Payment rails expand as agents make modest purchases

a16z reports AI agent payments near $1.6M after removing wash trades-about 90% below a prior $24M claim-while companies add support for Coinbase’s x402 and other agent rails.
Andreessen Horowitz partner Noah Levine posted on X that actual payment volumes made by artificial intelligence agents over a recent 30-day period totaled about $1.6 million after removing wash trades. Levine contrasted that figure with a previously reported $24 million number and with Allium Labs’ raw measurement of roughly $3 million for the same period.
Allium Labs’ raw total was about $3 million; filtering out wash trades reduced its estimate to about $1.6 million, Levine wrote. He noted the discrepancy reflects inconsistencies in how agent-to-agent commerce is measured. “The gap tells you how early-stage even the measurement infrastructure is,” Levine wrote.
Most agent payments to date are small, metered purchases for developer tools and AI services. Examples include Firecrawl, which charges about one cent per web-scraping query; Browserbase, which rents browser sessions for automated browsing; and Freepik, which sells image generation. These services commonly accept card payments. The x402 payment standard allows a developer or an autonomous agent to make a one-off purchase without a subscription, enabling programmatic, single-use transactions.

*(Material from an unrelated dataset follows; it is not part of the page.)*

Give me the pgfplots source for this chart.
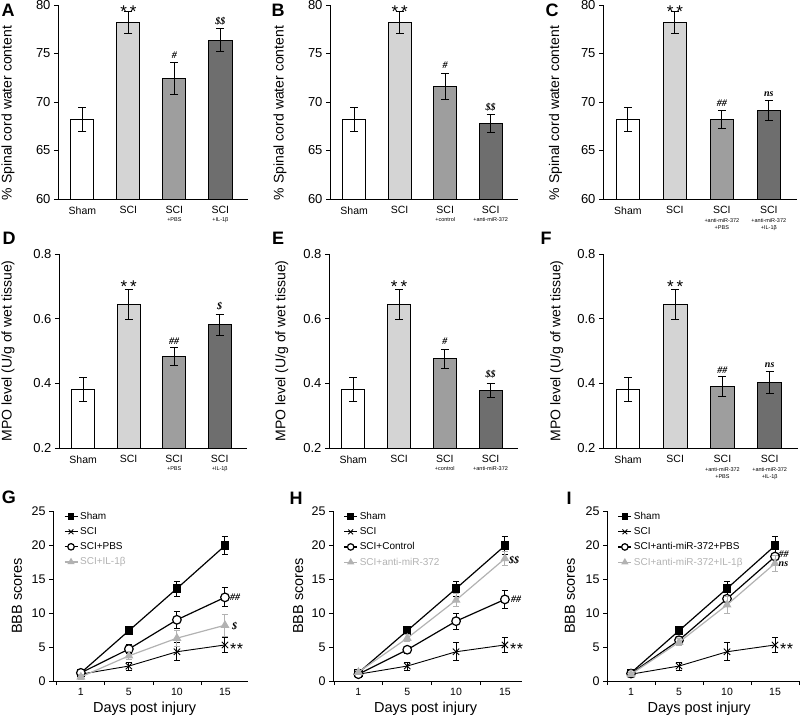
\documentclass[border=0pt]{standalone}
\usepackage{fontspec}
\setmainfont{Liberation Sans}
\newfontfamily\serifit{Liberation Serif}
\usepackage{pgfplots}
\pgfplotsset{compat=1.18}
\definecolor{cB}{HTML}{D4D4D4}
\definecolor{cC}{HTML}{9E9E9E}
\definecolor{cD}{HTML}{6E6E6E}
\definecolor{lg}{HTML}{B2B2B2}
\newcommand\fs[1]{\fontsize{#1}{#1}\selectfont}
\newcommand\sub[1]{{\fs{5.5}#1}}
\newcommand\sig[1]{{\serifit\bfseries\itshape\fs{10}#1}}
\newcommand\stars{{\fs{17}*\hspace{3pt}*}}
\newcommand\lstars{{\fs{16}*\hspace{0.5pt}*}}
\tikzset{
 st/.style={inner sep=0pt, yshift=-3.7pt},
 sg/.style={inner sep=0pt},
}
\pgfplotsset{
 base/.style={scale only axis, axis lines=left, axis line style={-, line width=0.8pt},
   tick align=outside, major tick length=4pt, minor tick length=4pt,
   tick style={black, line width=0.8pt},
   /pgf/number format/assume math mode=true, clip mode=individual},
 barax/.style={base, height=194pt, xmin=-0.53, xmax=3.6, xtick={0,1,2,3},
   xtick style={draw=none}, x tick label style={font=\fs{10.5}, align=center},
   y tick label style={font=\fs{13}}, ylabel style={font=\fs{14}, anchor=center}},
 wat/.style={barax, ymin=60, ymax=80, ytick={60,65,70,75,80}, ylabel={\% Spinal cord water content}},
 mpo/.style={barax, ymin=0.2, ymax=0.8, ytick={0.2,0.4,0.6,0.8},
   yticklabel style={/pgf/number format/fixed, /pgf/number format/fixed zerofill, /pgf/number format/precision=1},
   ylabel={MPO level (U/g of wet tissue)}},
 bars/.style={ybar, bar width=0.5, draw=black, line width=0.8pt,
   error bars/y dir=both, error bars/y explicit,
   error bars/error bar style={line width=1pt, black},
   error bars/error mark options={rotate=90, line width=1pt, black, mark size=4pt}},
 lineax/.style={base, height=170pt, ymin=0, ymax=25, ytick={0,5,10,15,20,25},
   xtick={0,1,2,3}, xticklabels={1,5,10,15}, minor xtick={-0.5,0.5,1.5,2.5,3.5},
   every major x tick/.append style={draw=none},
   x tick label style={font=\fs{10.5}}, y tick label style={font=\fs{12.5}},
   xlabel={Days post injury}, ylabel={BBB scores},
   xlabel style={font=\fs{14.5}, anchor=center}, ylabel style={font=\fs{14.5}, anchor=center},
   legend style={draw=none, fill=none, font=\fs{10}, anchor=north west, at={(0.055,1.005)},
     row sep=2.5pt, inner sep=0pt, cells={anchor=west}},
   legend image code/.code={\draw[mark repeat=2,mark phase=2,every mark/.append style={scale=0.75}]
     plot coordinates {(0pt,0pt) (6.5pt,0pt) (13pt,0pt)};}},
 eb/.style={error bars/y dir=both, error bars/y explicit,
   error bars/error bar style={line width=0.9pt, #1},
   error bars/error mark options={rotate=90, line width=0.9pt, #1, mark size=3pt}},
 sham/.style={black, line width=1.2pt, mark=square*, mark size=3.6pt, mark options={solid, fill=black}, eb=black},
 sci/.style={black, line width=0.9pt, mark=x, mark size=4.5pt, mark options={solid}, eb=black},
 pbs/.style={black, line width=1.2pt, mark=*, mark size=4.3pt, mark options={solid, fill=white, draw=black}, eb=black},
 gry/.style={lg, line width=1.2pt, mark=triangle*, mark size=4pt, mark options={solid, fill=lg, draw=lg}, eb=lg},
}
\begin{document}
\begin{tikzpicture}
\useasboundingbox (0,0) rectangle (800pt,715pt);
% ---------- A ----------
\begin{axis}[wat, at={(58pt,516pt)}, anchor=south west, width=190pt,
  ylabel style={at={(axis description cs:-0.263,0.443)}},
  xticklabels={Sham, SCI, {SCI\\[-3pt]\sub{+PBS}}, {SCI\\[-3pt]\sub{+IL-1β}}}]
\addplot[bars, fill=white] coordinates {(0,68.2) +- (0,1.2)};
\addplot[bars, fill=cB] coordinates {(1,78.2) +- (0,1.1)};
\addplot[bars, fill=cC] coordinates {(2,72.45) +- (0,1.65)};
\addplot[bars, fill=cD] coordinates {(3,76.4) +- (0,1.2)};
\node[st] at (axis cs:1,79.65) {\stars};
\node[sg] at (axis cs:2,74.85) {\sig{\#}};
\node[sg] at (axis cs:3,78.3) {\sig{\$\$}};
\end{axis}
% ---------- B ----------
\begin{axis}[wat, at={(330pt,516pt)}, anchor=south west, width=188pt,
  ylabel style={at={(axis description cs:-0.266,0.443)}},
  xticklabels={Sham, SCI, {SCI\\[-3pt]\sub{+control}}, {SCI\\[-3pt]\sub{+anti-miR-372}}}]
\addplot[bars, fill=white] coordinates {(0,68.2) +- (0,1.2)};
\addplot[bars, fill=cB] coordinates {(1,78.2) +- (0,1.1)};
\addplot[bars, fill=cC] coordinates {(2,71.6) +- (0,1.3)};
\addplot[bars, fill=cD] coordinates {(3,67.8) +- (0,0.95)};
\node[st] at (axis cs:1,79.65) {\stars};
\node[sg] at (axis cs:2,73.8) {\sig{\#}};
\node[sg] at (axis cs:3,69.45) {\sig{\$\$}};
\end{axis}
% ---------- C ----------
\begin{axis}[wat, at={(603pt,516pt)}, anchor=south west, width=194pt,
  ylabel style={at={(axis description cs:-0.245,0.443)}},
  xticklabels={Sham, SCI, {SCI\\[-2pt]\sub{+anti-miR-372}\\[-3.5pt]\sub{+PBS}}, {SCI\\[-2pt]\sub{+anti-miR-372}\\[-3.5pt]\sub{+IL-1β}}}]
\addplot[bars, fill=white] coordinates {(0,68.2) +- (0,1.2)};
\addplot[bars, fill=cB] coordinates {(1,78.2) +- (0,1.1)};
\addplot[bars, fill=cC] coordinates {(2,68.2) +- (0,0.9)};
\addplot[bars, fill=cD] coordinates {(3,69.15) +- (0,1.05)};
\node[st] at (axis cs:1,79.65) {\stars};
\node[sg] at (axis cs:2,69.9) {\sig{\#\#}};
\node[sg] at (axis cs:3,70.8) {\sig{ns}};
\end{axis}
% ---------- D ----------
\begin{axis}[mpo, at={(59pt,267pt)}, anchor=south west, width=188pt,
  ylabel style={at={(axis description cs:-0.271,0.5)}},
  xticklabels={Sham, SCI, {SCI\\[-3pt]\sub{+PBS}}, {SCI\\[-3pt]\sub{+IL-1β}}}]
\addplot[bars, fill=white] coordinates {(0,0.382) +- (0,0.037)};
\addplot[bars, fill=cB] coordinates {(1,0.644) +- (0,0.046)};
\addplot[bars, fill=cC] coordinates {(2,0.483) +- (0,0.027)};
\addplot[bars, fill=cD] coordinates {(3,0.581) +- (0,0.032)};
\node[st] at (axis cs:1,0.709) {\stars};
\node[sg] at (axis cs:2,0.531) {\sig{\#\#}};
\node[sg] at (axis cs:3,0.639) {\sig{\$}};
\end{axis}
% ---------- E ----------
\begin{axis}[mpo, at={(329pt,267pt)}, anchor=south west, width=189pt,
  ylabel style={at={(axis description cs:-0.25,0.5)}},
  xticklabels={Sham, SCI, {SCI\\[-3pt]\sub{+control}}, {SCI\\[-3pt]\sub{+anti-miR-372}}}]
\addplot[bars, fill=white] coordinates {(0,0.382) +- (0,0.037)};
\addplot[bars, fill=cB] coordinates {(1,0.644) +- (0,0.046)};
\addplot[bars, fill=cC] coordinates {(2,0.476) +- (0,0.029)};
\addplot[bars, fill=cD] coordinates {(3,0.378) +- (0,0.022)};
\node[st] at (axis cs:1,0.709) {\stars};
\node[sg] at (axis cs:2,0.53) {\sig{\#}};
\node[sg] at (axis cs:3,0.428) {\sig{\$\$}};
\end{axis}
% ---------- F ----------
\begin{axis}[mpo, at={(603pt,267pt)}, anchor=south west, width=195pt,
  ylabel style={at={(axis description cs:-0.237,0.5)}},
  xticklabels={Sham, SCI, {SCI\\[-2pt]\sub{+anti-miR-372}\\[-3.5pt]\sub{+PBS}}, {SCI\\[-2pt]\sub{+anti-miR-372}\\[-3.5pt]\sub{+IL-1β}}}]
\addplot[bars, fill=white] coordinates {(0,0.382) +- (0,0.037)};
\addplot[bars, fill=cB] coordinates {(1,0.644) +- (0,0.046)};
\addplot[bars, fill=cC] coordinates {(2,0.390) +- (0,0.031)};
\addplot[bars, fill=cD] coordinates {(3,0.403) +- (0,0.033)};
\node[st] at (axis cs:1,0.709) {\stars};
\node[sg] at (axis cs:2,0.44) {\sig{\#\#}};
\node[sg] at (axis cs:3,0.457) {\sig{ns}};
\end{axis}
% ---------- G ----------
\begin{axis}[lineax, at={(53pt,34pt)}, anchor=south west, width=195pt, xmin=-0.58, xmax=3.48,
  ylabel style={at={(axis description cs:-0.185,0.5)}},
  xlabel style={at={(axis description cs:0.47,-0.165)}}]
\addplot[sham] coordinates {(0,1.2) +- (0,0.3) (1,7.4) +- (0,0.4) (2,13.6) +- (0,1.1) (3,19.9) +- (0,1.3)};
\addplot[sci] coordinates {(0,1.0) +- (0,0.3) (1,2.2) +- (0,0.6) (2,4.3) +- (0,1.3) (3,5.3) +- (0,1.1)};
\addplot[pbs] coordinates {(0,1.2) +- (0,0.4) (1,4.7) +- (0,0.7) (2,9.0) +- (0,1.3) (3,12.3) +- (0,1.4)};
\addplot[gry] coordinates {(0,0.6) +- (0,0.3) (1,3.7) +- (0,0.6) (2,6.3) +- (0,1.2) (3,8.2) +- (0,1.6)};
\legend{Sham, SCI, SCI+PBS, \textcolor{lg}{SCI+IL-1β}}
\node[sg, anchor=west, xshift=5pt] at (axis cs:3,12.3) {\sig{\#\#}};
\node[sg, anchor=west, xshift=7pt] at (axis cs:3,8.1) {\sig{\$}};
\node[st, anchor=west, xshift=5pt] at (axis cs:3,5.3) {\lstars};
\end{axis}
% ---------- H ----------
\begin{axis}[lineax, at={(333pt,34pt)}, anchor=south west, width=189pt, xmin=-0.52, xmax=3.35,
  ylabel style={at={(axis description cs:-0.184,0.5)}},
  xlabel style={at={(axis description cs:0.49,-0.165)}}]
\addplot[sham] coordinates {(0,1.2) +- (0,0.3) (1,7.4) +- (0,0.4) (2,13.6) +- (0,1.1) (3,19.9) +- (0,1.3)};
\addplot[sci] coordinates {(0,1.0) +- (0,0.3) (1,2.2) +- (0,0.6) (2,4.3) +- (0,1.3) (3,5.3) +- (0,1.1)};
\addplot[pbs] coordinates {(0,1.0) +- (0,0.4) (1,4.6) +- (0,0.5) (2,8.8) +- (0,1.2) (3,12.0) +- (0,1.3)};
\addplot[gry] coordinates {(0,1.3) +- (0,0.3) (1,6.3) +- (0,0.5) (2,11.9) +- (0,1.0) (3,18.0) +- (0,1.0)};
\legend{Sham, SCI, SCI+Control, \textcolor{lg}{SCI+anti-miR-372}}
\node[sg, anchor=west, xshift=4pt] at (axis cs:3,17.8) {\sig{\$\$}};
\node[sg, anchor=west, xshift=6pt] at (axis cs:3,12.0) {\sig{\#\#}};
\node[st, anchor=west, xshift=5pt] at (axis cs:3,5.3) {\lstars};
\end{axis}
% ---------- I ----------
\begin{axis}[lineax, at={(607pt,34pt)}, anchor=south west, width=192pt, xmin=-0.5, xmax=3.5,
  ylabel style={at={(axis description cs:-0.193,0.5)}},
  xlabel style={at={(axis description cs:0.48,-0.165)}}]
\addplot[sham] coordinates {(0,1.2) +- (0,0.3) (1,7.4) +- (0,0.4) (2,13.6) +- (0,1.1) (3,19.9) +- (0,1.3)};
\addplot[sci] coordinates {(0,1.0) +- (0,0.3) (1,2.2) +- (0,0.6) (2,4.3) +- (0,1.3) (3,5.3) +- (0,1.1)};
\addplot[pbs] coordinates {(0,1.1) +- (0,0.3) (1,6.0) +- (0,0.5) (2,12.1) +- (0,1.0) (3,18.3) +- (0,1.0)};
\addplot[gry] coordinates {(0,1.0) +- (0,0.3) (1,5.7) +- (0,0.5) (2,11.2) +- (0,1.2) (3,17.3) +- (0,1.2)};
\legend{Sham, SCI, SCI+anti-miR-372+PBS, \textcolor{lg}{SCI+anti-miR-372+IL-1β}}
\node[sg, anchor=west, xshift=3.5pt] at (axis cs:3,18.7) {\sig{\#\#}};
\node[sg, anchor=west, xshift=3.5pt] at (axis cs:3,17.2) {\sig{ns}};
\node[st, anchor=west, xshift=5pt] at (axis cs:3,5.3) {\lstars};
\end{axis}
% ---------- panel letters ----------
\begin{scope}[every node/.style={font=\bfseries\fs{18}, inner sep=0pt}]
\node at (8pt,705pt) {A};
\node at (278pt,705pt) {B};
\node at (552pt,705pt) {C};
\node at (9pt,477pt) {D};
\node at (278pt,477pt) {E};
\node at (546pt,477pt) {F};
\node at (9pt,218pt) {G};
\node at (296pt,217pt) {H};
\node at (569pt,216.5pt) {I};
\end{scope}
\end{tikzpicture}
\end{document}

Payment rails and settlement networks are expanding while volumes remain modest. Stripe, Cloudflare and Vercel have integrated x402, and Google has embedded the system into its agent payments protocol. Coinbase added x402 Facilitator support on the Ethereum layer-2 network Polygon, enabling developers to accept USDC on Polygon as well as on Base and Solana. In a statement, Coinbase wrote, “Networks optimized for quick settlement and minimal fees are essential to make these machine-to-machine payments viable.”
Companies such as Alchemy have released tools that establish autonomous payment rails for agents on networks like Base. Agentic platforms and personal assistants, including Claude Code and OpenClaw, route many transactions, so human involvement remains common and many interactions are semi-autonomous.
Levine noted that $1.6 million is a small monthly total in absolute terms and observed that companies are building infrastructure with an eye to future demand. He wrote that firms are not betting on $1.6 million a month but on how volumes could change if agents become common buyers.
Measurement challenges, the presence of wash trades and concentrated use cases around developer tooling mean agent payment economics remain nascent while infrastructure adoption continues.